Напоминания о войне окружали его везде. В кабинете на столе стояла конная фигурка лорда Робертса, подаренная ему Джоном Лангменом за службу во время эпидемии. Другие острые напоминания приходили в письмах больных, которых он спас от смерти. Но самым душераздирающим было письмо отца молодого канадца, которого спасти он не смог. Рядовой У. С. Блайт умер в разгар эпидемии. Но его отец сумел все понять.
«Да благословит Вас Бог и защитит за Ваш благородный труд ради нашего сына. Мои слова не в силах выразить Вам нашей признательности. Это был мой единственный сын, и я отдал все, что имел, моей Королеве и стране и только сожалею, что мой возраст не позволяет мне пойти и занять его место».
Это, по мнению Конан Дойла, была не просто дань благодарности ему лично: в таковом качестве в ней не было ничего значительного. Но в этом письме верность Империи, верность, над которой насмехалась германская пресса, была выражена в нескольких простых словах.
Перемены! Сестра Лотти, поехавшая в Индию, как полагали, на несколько месяцев, повстречала там капитана инженерных войск Лесли Олдхема и вышла за него замуж. Первое сбивчивое письмо Олдхема к его недавно обретенному шурину было одним из самых приятных посланий, когда-либо им полученных. Лотти взволнованно убеждала матушку не обсуждать с Артуром проблему денег; однако незаполненные чеки продолжали исправно приходить. Сам же он, когда спала лихорадка эдинбургской битвы, написал своим друзьям в Шотландию, что он не был иезуитским эмиссаром и ниспровергателем чьей-либо веры. Его взгляды можно описать как благоговейный теизм: если он до сих пор и не может принять Библию как боговдохновенную книгу, он испытывает благоговение перед сущей Силой.

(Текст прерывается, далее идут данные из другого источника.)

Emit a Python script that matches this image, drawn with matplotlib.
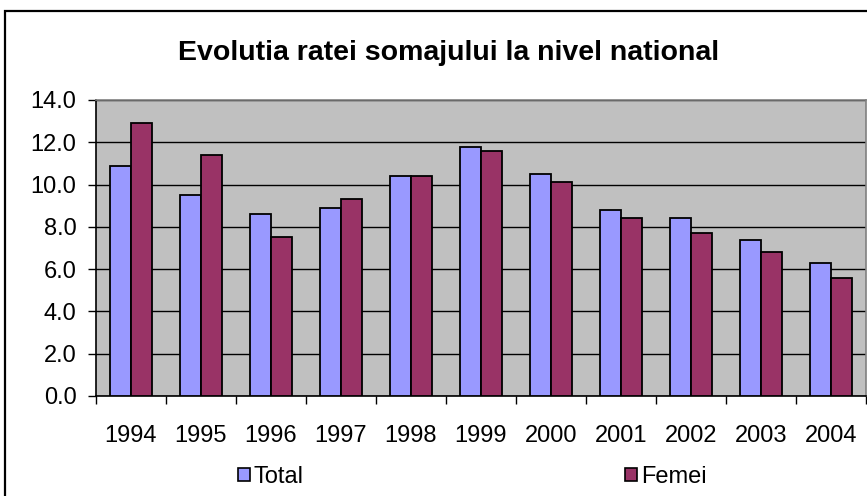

Перемены! На календаре январь 1901 года. Кайзер Вильгельм II ежедневно, в шесть часов утра, отправляется верхом из Потсдама в Берлин на маневры своих войск, длящиеся по шесть часов кряду. В Вашингтоне президент Маккинли занят урегулированием кубинских дел. А в Озборне на острове Уайт тихо, сложив руки на груди, отошла в лучший мир вослед принцу Альберту старая королева.
ГЛАВА XII
ЧЕСТЬ:
«Я УБЕЖДЕН, ЧТО ЭТИ УТВЕРЖДЕНИЯ — ЛОЖЬ»
В шапке письма значилось: «Роуз-Даки-отель, Принстаун, Дартмур, Девоншир», а почтовая пометка была от 2-го апреля 1901 года.
«Вот я в самом высоком городе Англии. Мы с Робинсоном осматриваем Болота для нашей шерлок-холмсовской книги. Сдается мне, она выйдет на славу; право же, я написал уже почти половину. Холмс — в наилучшей форме, и замысел, которым я обязан Робинсону, очень интересен».
Это был первый отдаленный рык «Собаки Баскервилей».
Но это не первое упоминание о книге и даже не первое упоминание названия. Началось все это в марте того же года в маленькой водолечебнице в городке Кромер в Норфолке. Зимой Конан Дойл сильно сдал. Осложнения после брюшного тифа лишали его аппетита и сна. Несколько дней в Кромере, полагал он, могли бы поставить его на ноги. Действительно, все получилось замечательно, хотя и не совсем так, как он предполагал, собираясь туда, просто чтобы поиграть в гольф со своим приятелем Флетчером Робинсоном.
В отеле «Роял-Линкс» в одно промозглое воскресенье при сильном ветре с Северного моря, после полудня, когда разожгли камин в холле, Флетчер Робинсон завел разговор о дартмурских легендах и атмосфере Дартмура. И особенно распалил воображение его товарища рассказ о призрачном псе.
Конан Дойл провел в Кромере всего четыре дня. Ему следовало вернуться в Лондон: он давал в Атенеуме обед, на который среди прочих были приглашены Гриффитс, Барри, Уинстон Черчилль, Энтони Хоуп (Хокинз), автор «Узника Зенды», и Эдмунд Госс. Но тем ненастным полднем в Кромере он уже был настолько увлечен, что стал тут же вместе с Робинсоном прикидывать завязку сенсационной истории о девонширской семье, над которой тяготеет проклятье: собака-привидение, которая затем оказывается существом из плоти и крови.